I flew to Hungary from my home in Wyoming and sat by Dad’s side for 12 days in a Communist-era ICU. My father suffered magnificently, died bravely. The grief was terrible, an apocalypse, the end of my world. Somehow, his death highlighted the distance between how I’d been raised and what I’d become.
I didn’t finish the piece on Angola. No matter how I attempted to frame the story, it suddenly seemed clear that flying more than 8,000 miles to write about an oil-rich, dirt-poor nation was not alleviating anyone’s suffering; the opposite, in fact. Flying my father’s ashes from Hungary to Zambia didn’t seem right, either. I could almost hear him say, “No point wasting the fuel if I’m dead anyway.”
The Swedes were about to come up with a name for it: flygskam, or “flying shame.” (Trust the northern Europeans to be ahead of the game when it comes to a piddling social conscience.) Put another way, I could no longer allow myself to fly over despoiled, drought-ridden landscapes, writing endless prose about it to no measurably better end, while my carbon footprint stomped on the very people whose well-being I professed to care about. That familiar adage—Be the change that you wish to see in the world—had finally caught up with me.
Air travel isn’t the only way I contribute to a warming globe, but it’s a major factor. So I grounded myself, for the most part. And I began to look at numbers, lots of them. They varied slightly depending on the source, but any way I parsed the figures, the people most affected by climate change are those in the weakest position to do anything about it. You can’t fly less or consume less if you’ve never flown in the first place and have barely enough to eat. U.S. citizens generate, on average, 16.5 tons of carbon per person per year. By comparison, the United Kingdom produces 6.5 tons of carbon per capita and China 7.5. Zambia’s per capita carbon output is 0.3. Climate scientists have calculated we all need to get our output down to 2 tons per person by 2050. A flight from New York City to South Africa contributes 3 tons of carbon per passenger to the atmosphere. I figured I couldn’t quit traveling, but I could levy personal fuel rations. No more frantic book tours covering a dozen cities in two weeks, far fewer magazine travel assignments. I live in Wyoming. It’s a trek to the nearest train station, but once there, I can take my time crossing the country. I write for a living, so I’m my own boss: I can pack milky tea, sandwiches, and a book. I rode the train from New York City to Pittsburgh, which took a little more than nine hours. I saw a fox disappearing into the forest near Harrisburg. It reminded me of a time before I believed myself to have no time.
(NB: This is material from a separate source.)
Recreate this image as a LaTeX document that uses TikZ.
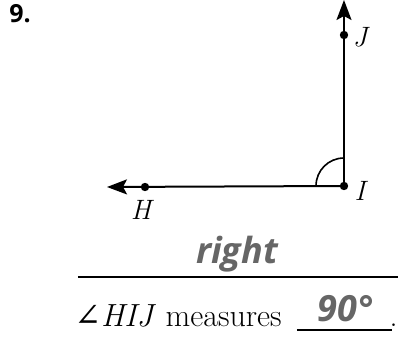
\documentclass[tikz,border=0pt]{standalone}
\usepackage{fontspec}
\newfontfamily\answerfont{Open Sans}
\newfontfamily\anglefont{DejaVu Serif}
\usetikzlibrary{arrows.meta, positioning, calc}

\begin{document}
\begin{tikzpicture}[
    x=0.5pt, y=-0.5pt,
    ray/.style={line width=1pt, -{Stealth[length=10pt, width=7.5pt, inset=2pt]}},
    lbl/.style={font=\fontsize{14}{17}\selectfont\itshape},
    stem/.style={font=\fontsize{16}{19}\selectfont, anchor=base west, inner sep=0pt},
    answer/.style={font=\answerfont\fontsize{18}{20}\selectfont\bfseries\itshape, text=black!60},
    blank/.style={line width=0.7pt},
    >=Stealth
]
\useasboundingbox (0,0) rectangle (398,347);

% Number
\node[font=\answerfont\fontsize{12.5}{14}\selectfont\bfseries, anchor=north west, inner sep=0pt] (num) at (9,4) {9.};

% Points
\coordinate (I) at (344,186);
\coordinate (H) at (145,187);
\coordinate (J) at (344,35);
\coordinate (Hend) at (107,187);
\coordinate (Jend) at (344,0);

% Rays
\draw[ray] (I) -- (Hend);
\draw[ray] (I) -- (Jend);
\foreach \p in {H, I, J}
    \fill (\p) circle[radius=4.2];

% Right angle arc
\draw[line width=0.8pt] ($(I)+(-28,0)$) arc[start angle=180, end angle=270, radius=28];

% Labels
\node[lbl] (labH) at (141,210) {H};
\node[lbl] (labI) at (360,191) {I};
\node[lbl] (labJ) at (360,37) {J};

% Answer lines
\coordinate (a1) at (78,277);
\coordinate (a2) at (398,277);
\draw[blank] (a1) -- (a2);
\node[answer] (type) at (237,254) {right};

\node[stem] (meas) at (74,327) {{\anglefont ∠}\textit{HIJ} measures};
\coordinate (b1) at (297,330);
\coordinate (b2) at (392,330);
\draw[blank] (b1) -- (b2);
\node[stem, anchor=base east] (dot) at (398,327) {.};
\node[answer] (deg) at (345,309) {90°};
\end{tikzpicture}
\end{document}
The Swedes have a name for this, too: tågskryt, or “train bragging.”
I’ve also limited myself to one long-haul flight a year. To offset the carbon produced, I’ve pledged to tithe the cost of the flight and contribute the funds to reputable environmental organizations, such as South Pole, Natural Capital Partners, and Climate Care. One such NGO oversees Kariba REDD+, a forest-protection project in Zimbabwe that is just across the Zambezi River from my parents’ farm in Zambia. Since 2011, the project has preserved almost 2 million acres of forest.
I’d known that forest as a child—seeing elephants sailing through the Mopani woodland and crocodiles sunbathing on the banks of the river. My father is buried across the river from that forest. After 3 1/2 years I’d found a way to justify a flight back to southern Africa: by putting money toward a wild forest in the part of the world most umbilical to me. All good stories end in a cliché: I went around the world, only to come home again.